Application of force gradient symplectic integrators to the circular restricted three-body problem

Abstract

The kinetic energy of the circular restricted three-body problem in a rotating frame is no longer a standard positive quadratic function of moment, owing to the additional part in the non-inertial rotating frame, which leads to a difficulty in using force gradient symplectic integrators. To address this problem, we show through the calculation of Lie operators that the force gradient operator on the system is still related to the gradient of the gravitational forces from the two main objects rather than that of the resultant force of both the gravitational forces and the non-inertial force exerted by the rotating frame, just as the force gradient operator on the circular restricted three-body problem in an inertial frame. Therefore, it is reasonable to use the gradient symplectic integrators for integrating the circular restricted three-body problem in the rotating frame from a theoretical point of view.
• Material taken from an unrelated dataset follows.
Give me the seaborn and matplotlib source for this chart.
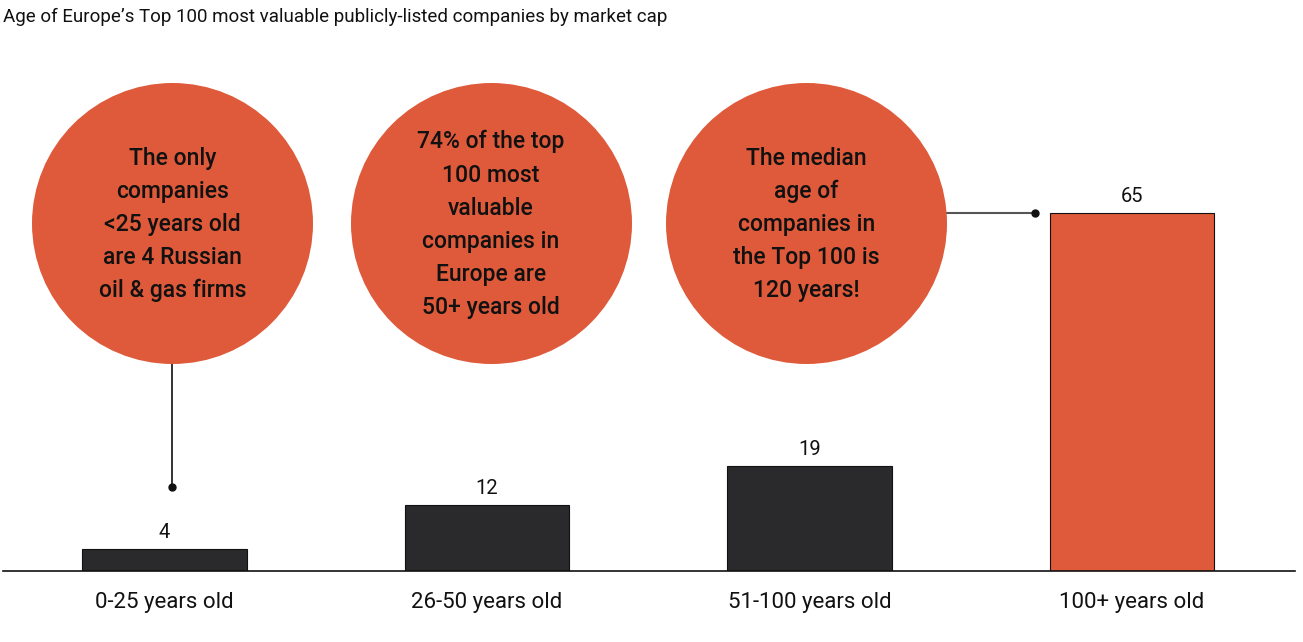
import matplotlib
matplotlib.use("Agg")
import matplotlib.pyplot as plt
import seaborn as sns
import pandas as pd

categories = ["0-25 years old", "26-50 years old", "51-100 years old", "100+ years old"]
values = [4, 12, 19, 65]
bar_colors = ["#2A2A2C", "#2A2A2C", "#2A2A2C", "#DF5A3A"]
title = "Age of Europe\u2019s Top 100 most valuable publicly-listed companies by market cap"
bubble_texts = [
    "The only\ncompanies\n<25 years old\nare 4 Russian\noil & gas firms",
    "74% of the top\n100 most\nvaluable\ncompanies in\nEurope are\n50+ years old",
    "The median\nage of\ncompanies in\nthe Top 100 is\n120 years!",
]

ORANGE = "#DF5A3A"

sns.set_theme(style="white")
plt.rcParams["font.family"] = ["Roboto", "DejaVu Sans"]

fig = plt.figure(figsize=(13.03, 6.42), dpi=100)
ax = fig.add_axes([3 / 1303, 71 / 642, 1292 / 1303, 531 / 642])

df = pd.DataFrame({"cat": categories, "val": values})
sns.barplot(data=df, x="cat", y="val", hue="cat", palette=bar_colors,
            legend=False, width=0.51, edgecolor="#111111", linewidth=0.8,
            saturation=1, ax=ax)

ax.set_xlim(-0.5, 3.505)
ax.set_ylim(0, 96.4)
ax.set_xlabel("")
ax.set_ylabel("")
ax.set_yticks([])
for s in ["top", "right", "left"]:
    ax.spines[s].set_visible(False)
ax.spines["bottom"].set_color("#111111")
ax.spines["bottom"].set_linewidth(1.2)
ax.tick_params(axis="x", length=0, pad=15, labelsize=16, labelcolor="#111111")

# value labels
for i, v in enumerate(values):
    ax.annotate(str(v), (i, v), xytext=(0, 5), textcoords="offset points",
                ha="center", va="bottom", fontsize=14.5, color="#111111")

# bubbles
bubble_x = [0.025, 1.013, 1.99]
bubble_y = 63.2
radius_px = 140.5
diam_pt = 2 * radius_px * 72 / fig.dpi
ax.scatter(bubble_x, [bubble_y] * 3, s=diam_pt ** 2, color=ORANGE,
           linewidths=0, clip_on=False, zorder=3)
for bx, t in zip(bubble_x, bubble_texts):
    ax.text(bx, bubble_y - 0.3, t, ha="center", va="center", fontsize=16.5,
            fontweight="medium", color="#111111", linespacing=1.56, zorder=4)

# connectors
ax.plot([0.025, 0.025], [bubble_y - 25.5, 15.3], color="#111111", lw=1.2, zorder=2)
ax.plot([0.025], [15.3], "o", color="#111111", ms=5, zorder=2)
ax.plot([1.99 + 0.42, 2.70], [65, 65], color="#555555", lw=1.5, zorder=2)
ax.plot([2.70], [65], "o", color="#111111", ms=5, zorder=2)

fig.text(3 / 1303, 1 - 17 / 642, title, ha="left", va="center", fontsize=13.5,
         color="#111111")

fig.savefig("out.png", dpi=100)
Numerical simulations describe that a fourth-order force gradient symplectic method is always greatly superior to the non-gradient Forest-Ruth algorithm in the numerical accuracy, and its optimized version is best. Because of this, the optimized gradient scheme is recommended for calculating chaos indicators, such as Lyapunov exponents of and fast Lyapunov indicators of two nearby trajectories, which is conductive to obtaining a true description of dynamically qualitative properties.